From Strangers to Friends

 

I carefully watched us dissolve the idea of “strangers”, one bucket-full of oranges at a time.

Nelson was the 65 year-old farm-hand at the coffee finca, who spoke a thick dialect of Spanish. We’d both be up at 6:30am, me for meditation, he for a face rinse at the outdoor basin. We prepped for our different tasks at the same time.

In these small moments of overlap, we’d talk a little. Even though my Spanish is pretty solid, I could barely understand him. As my coffee brewed in the outdoor kitchen, he’d enthusiastically ask how I was. Then point to my steaming brew, touch his nose and say “muy rrrrrriccoooo!”. After a quick snuggle with his cats, he was off with his machete to the steep slopes, me with my cushion to sit.

We got to know each other slowly, even though we slept a few meters away. In the first few days he’d leave us a bucket-full of mandarins by the kitchen door. We noticed his cats were thirsty, so filled up the outdoor basin so they could find water more easily. Another day he brought us a yucca root and slowly gestured how to cook it. We replaced a cracked water jug he used to rinse his face. He gathered limes and left a few on the counter. We brought him cold water in the afternoon heat when he was out in the field.

Back and forth. Back and forth. Slowly dissolving the awkward distance.

The Art of Kin-Making

 

We were kin-making- us and he, often aided by the more-than-human world. We tended to interact the most when we could talk about animals. It was easy and fun. The strange thing the cats did while I meditated. The two-toned shimmering butterflies drying themselves on the concrete. The trifecta of scary insects in the shower.

Our curious exchanges led to more gestures. More gestures to longer exchanges. The ordinary ways we become woven as kin. At the end of our stay, Nelson (we only knew him by his first) wrote his family name in the dusty window of our jeep. We drove to the airport like that, sad to leave the finca, the cats…him.

How to Befriend Ourselves

 

How we cease to become strangers? Not only with each other but with ourselves. How do we befriend the parts of us we don’t want to see? The parts that feel like a stranger?

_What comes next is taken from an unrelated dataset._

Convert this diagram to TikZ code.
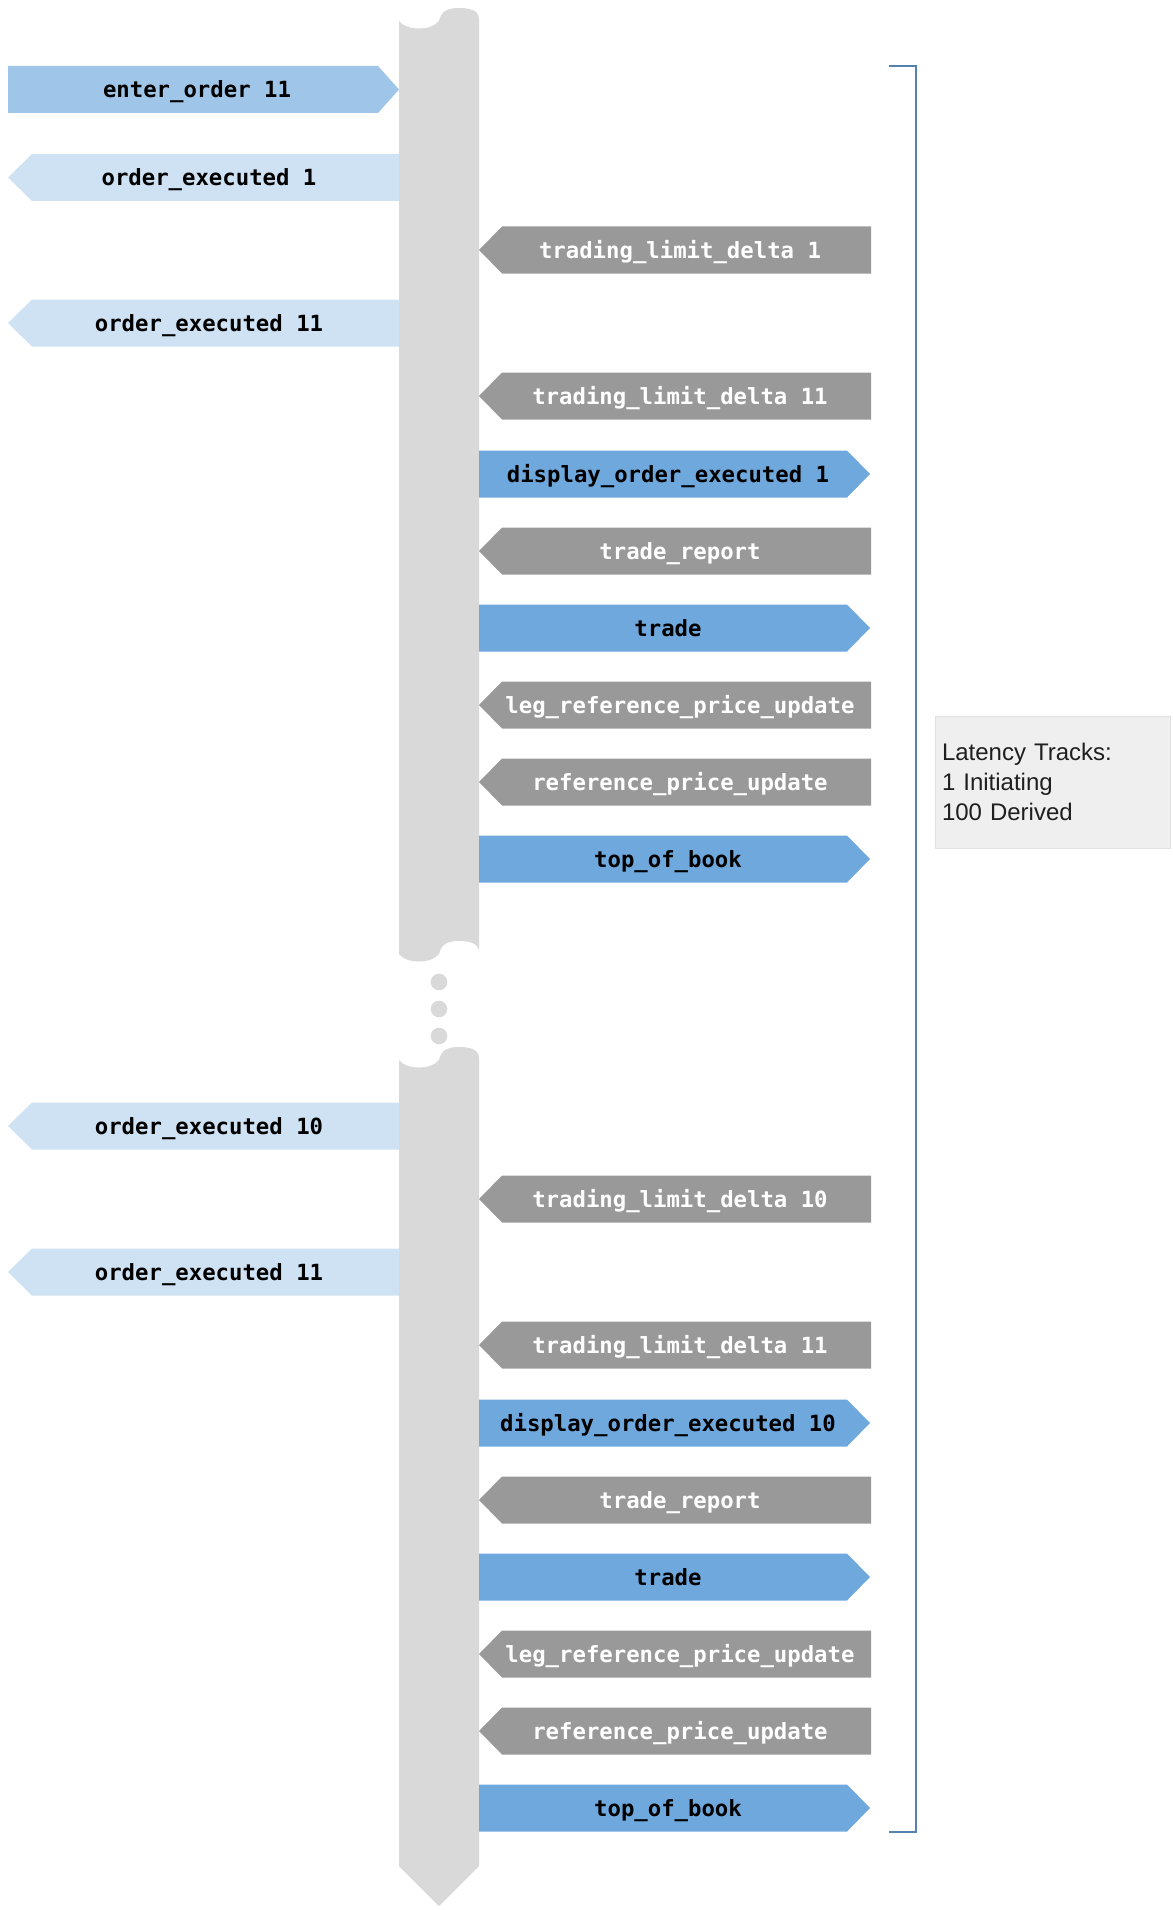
\documentclass[tikz,border=0pt]{standalone}
\usepackage{fontspec}
\setmainfont{Liberation Sans}
\newfontfamily\monofamily{DejaVu Sans Mono}

\definecolor{barGray}{HTML}{D9D9D9}
\definecolor{inBlue}{HTML}{9FC5E8}
\definecolor{execBlue}{HTML}{CFE2F3}
\definecolor{derGray}{HTML}{999999}
\definecolor{derBlue}{HTML}{6FA8DC}
\definecolor{braceBlue}{HTML}{5580B0}
\definecolor{noteFill}{HTML}{EFEFEF}
\definecolor{noteEdge}{HTML}{E0E0E0}

\tikzset{
  evt/.style={font=\monofamily\bfseries\fontsize{22.3}{26}\selectfont, inner sep=0pt, anchor=base},
  evtdark/.style={evt, text=black},
  evtlight/.style={evt, text=white},
  note/.style={draw=noteEdge, line width=0.8pt, fill=noteFill, minimum width=235pt, minimum height=132pt,
    text width=221pt, inner sep=0pt, align=left,
    font=\fontsize{24}{30}\selectfont, text=black!88},
  bracket/.style={draw=braceBlue, line width=2pt},
}

\begin{document}
\begin{tikzpicture}[x=1pt,y=-1pt]
\useasboundingbox (0,0) rectangle (1172,1910);

% timeline: upper piece with torn edges
\fill[barGray] (399,21) .. controls (405,30) and (430,32) .. (439,21)
  .. controls (441,11) and (448,8) .. (459,8)
  .. controls (471,8) and (479,11) .. (479,19)
  -- (479,952) .. controls (479,944) and (471,941) .. (459,941)
  .. controls (448,941) and (441,944) .. (439,954)
  .. controls (430,965) and (405,963) .. (399,954) -- cycle;

% gap dots
\foreach \d/\yy in {dotA/982, dotB/1009, dotC/1036}
  \fill[barGray] (439,\yy) circle (8.3pt);

% timeline: lower piece ending in a point
\fill[barGray] (399,1060) .. controls (405,1069) and (430,1071) .. (439,1060)
  .. controls (441,1050) and (448,1047) .. (459,1047)
  .. controls (471,1047) and (479,1050) .. (479,1058)
  -- (479,1866) -- (439,1906) -- (399,1866) -- cycle;

% initiating message
\fill[inBlue] (8,66) -- (378,66) -- (399,89.5) -- (378,113) -- (8,113) -- cycle;
\node[evtdark] (enter) at (197,98) {enter\_order 11};

% messages coming back on the left
\foreach \n/\y/\t in {oeA1/177.5/order\_executed 1, oeA11/323/order\_executed 11,
                      oeB10/1126/order\_executed 10, oeB11/1272/order\_executed 11}{
  \fill[execBlue] (8,\y) -- (32,\y-23.5) -- (399,\y-23.5) -- (399,\y+23.5) -- (32,\y+23.5) -- cycle;
  \node[evtdark] (\n) at (209,\y+8.5) {\t};
}

% derived messages going out on the right
\foreach \n/\y/\t in {disA/474/display\_order\_executed 1, trdA/628/trade, tobA/859/top\_of\_book,
                      disB/1423/display\_order\_executed 10, trdB/1577/trade, tobB/1808/top\_of\_book}{
  \fill[derBlue] (479,\y-23.5) -- (847,\y-23.5) -- (870,\y) -- (847,\y+23.5) -- (479,\y+23.5) -- cycle;
  \node[evtdark] (\n) at (668,\y+8.5) {\t};
}

% derived messages coming back on the right
\foreach \n/\y/\t in {tldA1/250/trading\_limit\_delta 1, tldA11/396/trading\_limit\_delta 11,
                      trpA/551/trade\_report, lrpA/705/leg\_reference\_price\_update,
                      rpuA/782/reference\_price\_update,
                      tldB10/1199/trading\_limit\_delta 10, tldB11/1345/trading\_limit\_delta 11,
                      trpB/1500/trade\_report, lrpB/1654/leg\_reference\_price\_update,
                      rpuB/1731/reference\_price\_update}{
  \fill[derGray] (479,\y) -- (502,\y-23.5) -- (871,\y-23.5) -- (871,\y+23.5) -- (502,\y+23.5) -- cycle;
  \node[evtlight] (\n) at (680,\y+8.5) {\t};
}

% bracket around the tracked span
\draw[bracket] (889,66) -- (916,66) -- (916,1832) -- (889,1832);

% summary note
\node[note] (tracks) at (1052.5,782) {Latency Tracks:\\1 Initiating\\100 Derived};
\end{tikzpicture}
\end{document}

It’s normal to occasionally treat ourselves like a stranger. Over the summer I spent weeks “hovering” (read here), experiencing a deep sense of disconnection while on a beautiful (and connective) family trip. Reckoning with my strange contradiction felt too hard, too big to crack open until I finally extended a tiny gesture of care towards myself. It wasn’t oranges or a yucca root. But some inner spaciousness and curiosity (which I’ve been cultivating for years) that helped me have an honest (and awkward) conversation with some contradictions I held but hadn’t noticed.

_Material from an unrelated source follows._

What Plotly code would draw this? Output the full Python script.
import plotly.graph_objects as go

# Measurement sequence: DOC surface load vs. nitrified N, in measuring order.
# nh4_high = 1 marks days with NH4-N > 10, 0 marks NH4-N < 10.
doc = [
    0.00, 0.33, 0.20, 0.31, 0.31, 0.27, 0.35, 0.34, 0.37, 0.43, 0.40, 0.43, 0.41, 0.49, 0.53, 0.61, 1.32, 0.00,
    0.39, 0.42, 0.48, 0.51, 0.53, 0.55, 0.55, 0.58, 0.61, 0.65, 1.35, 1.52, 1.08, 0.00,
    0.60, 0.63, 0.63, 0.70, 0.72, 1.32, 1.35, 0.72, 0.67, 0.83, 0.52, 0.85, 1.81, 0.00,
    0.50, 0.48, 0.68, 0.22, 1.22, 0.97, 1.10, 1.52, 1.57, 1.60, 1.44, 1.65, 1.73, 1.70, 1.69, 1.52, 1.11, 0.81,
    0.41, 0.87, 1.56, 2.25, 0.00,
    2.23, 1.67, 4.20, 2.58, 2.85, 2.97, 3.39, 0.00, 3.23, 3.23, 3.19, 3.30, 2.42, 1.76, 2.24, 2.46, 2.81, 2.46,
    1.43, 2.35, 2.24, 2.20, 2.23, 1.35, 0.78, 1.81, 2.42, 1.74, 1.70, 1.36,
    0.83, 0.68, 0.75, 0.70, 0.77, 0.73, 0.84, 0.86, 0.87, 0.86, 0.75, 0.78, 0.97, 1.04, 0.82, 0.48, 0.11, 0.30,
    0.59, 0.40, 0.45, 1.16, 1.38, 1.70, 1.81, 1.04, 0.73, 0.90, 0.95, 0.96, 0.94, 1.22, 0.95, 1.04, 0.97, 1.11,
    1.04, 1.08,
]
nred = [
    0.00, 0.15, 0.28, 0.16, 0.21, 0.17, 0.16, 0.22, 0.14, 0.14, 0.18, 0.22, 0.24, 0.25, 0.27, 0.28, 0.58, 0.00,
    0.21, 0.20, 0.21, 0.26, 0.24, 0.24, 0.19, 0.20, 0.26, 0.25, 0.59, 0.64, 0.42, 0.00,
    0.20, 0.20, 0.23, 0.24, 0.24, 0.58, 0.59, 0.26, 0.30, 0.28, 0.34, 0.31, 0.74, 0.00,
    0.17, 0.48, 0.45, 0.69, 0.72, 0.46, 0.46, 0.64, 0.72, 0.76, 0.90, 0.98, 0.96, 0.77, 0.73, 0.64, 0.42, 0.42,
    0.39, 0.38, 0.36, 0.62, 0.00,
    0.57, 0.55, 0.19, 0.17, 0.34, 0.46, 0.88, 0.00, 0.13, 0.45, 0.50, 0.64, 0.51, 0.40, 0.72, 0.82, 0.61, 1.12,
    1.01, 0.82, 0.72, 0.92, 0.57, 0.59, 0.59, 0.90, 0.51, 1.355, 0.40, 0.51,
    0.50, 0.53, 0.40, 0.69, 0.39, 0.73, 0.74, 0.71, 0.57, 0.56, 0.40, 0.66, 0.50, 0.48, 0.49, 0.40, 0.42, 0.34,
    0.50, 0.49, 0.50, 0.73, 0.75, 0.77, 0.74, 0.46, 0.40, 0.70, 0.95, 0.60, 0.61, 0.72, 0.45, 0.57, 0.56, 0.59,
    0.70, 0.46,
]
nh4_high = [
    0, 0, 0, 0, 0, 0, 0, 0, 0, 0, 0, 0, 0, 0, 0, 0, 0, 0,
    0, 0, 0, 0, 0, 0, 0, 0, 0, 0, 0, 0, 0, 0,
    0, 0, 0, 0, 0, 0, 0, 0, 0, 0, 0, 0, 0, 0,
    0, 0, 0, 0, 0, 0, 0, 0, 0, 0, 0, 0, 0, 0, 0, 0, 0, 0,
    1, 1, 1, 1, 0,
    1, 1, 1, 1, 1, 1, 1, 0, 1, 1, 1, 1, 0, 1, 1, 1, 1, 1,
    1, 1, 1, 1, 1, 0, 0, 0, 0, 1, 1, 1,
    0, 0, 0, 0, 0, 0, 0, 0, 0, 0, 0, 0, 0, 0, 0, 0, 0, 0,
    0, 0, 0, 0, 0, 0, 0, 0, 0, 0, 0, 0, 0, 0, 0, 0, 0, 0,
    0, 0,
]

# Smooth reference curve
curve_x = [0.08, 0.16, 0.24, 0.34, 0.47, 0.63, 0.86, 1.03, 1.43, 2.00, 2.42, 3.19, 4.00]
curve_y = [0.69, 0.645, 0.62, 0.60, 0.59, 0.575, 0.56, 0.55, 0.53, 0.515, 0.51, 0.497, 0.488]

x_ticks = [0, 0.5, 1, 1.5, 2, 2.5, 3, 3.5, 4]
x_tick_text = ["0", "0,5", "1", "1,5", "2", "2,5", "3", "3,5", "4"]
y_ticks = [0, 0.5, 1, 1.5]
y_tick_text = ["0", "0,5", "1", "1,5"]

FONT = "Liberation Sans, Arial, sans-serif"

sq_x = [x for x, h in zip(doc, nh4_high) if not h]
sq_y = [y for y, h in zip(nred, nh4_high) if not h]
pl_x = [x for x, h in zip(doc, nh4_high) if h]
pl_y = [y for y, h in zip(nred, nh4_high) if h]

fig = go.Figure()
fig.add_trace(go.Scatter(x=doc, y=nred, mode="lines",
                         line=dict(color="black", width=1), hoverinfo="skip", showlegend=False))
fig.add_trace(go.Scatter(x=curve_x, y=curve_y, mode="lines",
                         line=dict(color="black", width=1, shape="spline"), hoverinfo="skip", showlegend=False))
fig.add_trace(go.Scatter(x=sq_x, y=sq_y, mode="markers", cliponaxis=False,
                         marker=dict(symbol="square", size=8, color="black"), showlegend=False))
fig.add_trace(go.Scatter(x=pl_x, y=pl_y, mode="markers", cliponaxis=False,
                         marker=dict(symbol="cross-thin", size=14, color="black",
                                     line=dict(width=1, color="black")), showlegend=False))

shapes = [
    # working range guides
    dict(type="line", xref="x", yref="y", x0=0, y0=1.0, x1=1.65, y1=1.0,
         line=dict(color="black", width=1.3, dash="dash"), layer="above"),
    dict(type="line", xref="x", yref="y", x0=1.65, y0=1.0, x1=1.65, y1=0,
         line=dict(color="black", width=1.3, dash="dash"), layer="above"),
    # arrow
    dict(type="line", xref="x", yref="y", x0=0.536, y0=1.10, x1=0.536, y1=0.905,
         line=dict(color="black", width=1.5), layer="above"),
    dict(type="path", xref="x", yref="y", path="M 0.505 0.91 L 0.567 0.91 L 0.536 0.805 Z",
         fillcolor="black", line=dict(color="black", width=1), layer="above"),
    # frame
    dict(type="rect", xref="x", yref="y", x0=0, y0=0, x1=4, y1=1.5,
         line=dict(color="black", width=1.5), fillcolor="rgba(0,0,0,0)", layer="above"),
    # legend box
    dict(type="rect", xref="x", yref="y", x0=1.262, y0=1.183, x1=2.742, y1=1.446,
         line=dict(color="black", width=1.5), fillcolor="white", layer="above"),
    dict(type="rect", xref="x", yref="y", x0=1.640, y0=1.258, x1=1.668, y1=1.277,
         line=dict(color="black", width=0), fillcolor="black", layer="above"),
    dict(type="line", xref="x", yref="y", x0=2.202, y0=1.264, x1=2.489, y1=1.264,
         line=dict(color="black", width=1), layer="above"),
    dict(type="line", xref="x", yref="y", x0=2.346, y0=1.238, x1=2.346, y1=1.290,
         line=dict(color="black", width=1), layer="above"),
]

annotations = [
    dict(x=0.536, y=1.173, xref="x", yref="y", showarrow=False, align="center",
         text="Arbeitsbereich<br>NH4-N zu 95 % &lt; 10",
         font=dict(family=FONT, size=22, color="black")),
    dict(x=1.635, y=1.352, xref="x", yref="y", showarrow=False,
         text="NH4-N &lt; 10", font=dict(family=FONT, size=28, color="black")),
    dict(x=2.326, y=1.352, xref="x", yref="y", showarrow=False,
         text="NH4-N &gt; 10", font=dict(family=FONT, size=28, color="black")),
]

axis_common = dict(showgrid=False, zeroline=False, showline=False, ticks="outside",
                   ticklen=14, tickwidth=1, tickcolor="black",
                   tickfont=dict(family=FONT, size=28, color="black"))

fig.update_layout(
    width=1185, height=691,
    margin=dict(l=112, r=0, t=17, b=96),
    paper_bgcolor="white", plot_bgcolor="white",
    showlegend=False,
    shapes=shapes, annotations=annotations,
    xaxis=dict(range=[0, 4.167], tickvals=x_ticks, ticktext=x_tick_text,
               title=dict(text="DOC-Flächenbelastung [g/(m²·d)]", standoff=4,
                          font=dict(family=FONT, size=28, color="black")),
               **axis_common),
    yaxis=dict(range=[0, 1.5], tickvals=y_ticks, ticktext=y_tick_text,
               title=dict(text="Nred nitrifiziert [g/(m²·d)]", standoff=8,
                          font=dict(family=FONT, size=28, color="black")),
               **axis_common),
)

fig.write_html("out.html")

Back to work with clients I’m observing all the ways sensitive humans transition from a more relaxed to busier state. There’s a ton of figuring out. Pushing, thinking and planning at full-tilt, even though we promised ourselves that we wouldn’t “start bailing out the ship” before the end of August. With this normal inconsistency, many of us get that niggly feeling that we “should” focus on development or get our teams on track. In the last couple of weeks, I’ve heard folks admit that just thinking about making time for their professional or personal growth brings on a mild panic.

Personal Growth Doesn’t Have to Feel like Work

 

But what if growth for ourselves doesn’t have to be work? What if it can be as simple as stepping toward a part of us that feels like a stranger? Those parts we’d rather ignore? What if we could simply extend a gesture of curiosity and sit with the truth of what is and just make friends with that.

I’m curious about you…if you could take a step toward a part of you (or a pattern) that feels like a stranger, what might it be?

Your disillusionment?

Your rage with the state of the world? Your role in it?

Your exhaustion with hitting the same roadblocks over and over?

The vulnerability of not knowing or having the answer?

Your tendency to push hard and run over your adrenals for that urgent deadline?

A conflict that feels impossible to resolve?

Your resentment that there’s too much and you chose it anyway?

​Be Kind to Yourself (and your contradictions)

 

Whatever your pattern or experience is, your kindness matters. Your gestures matter.

From my time with Nelson this summer, I learned that it was my willingness to be awkward and return daily offerings. From my time with myself this summer, I learned that it was my willingness to be curious about my uncomfortable contradictions. These small gestures help us navigate the evolution of our leadership, relationships and our bodies of work- and the contradictions that lie in them.

May you know that I’m heartily encouraging your awkward gaze. Your fumbling language. Your capacity to stay in the discomfort of ceasing to be a stranger to yourself and others. May you soften in the process, making friends with your own contradictions and patterns and brilliance as you lead and live. May your curiosity bring ordinary magic. The oranges in buckets. Like language beyond language so you can tend new depths of connection, clarity and creativity in whatever you’re most called to do.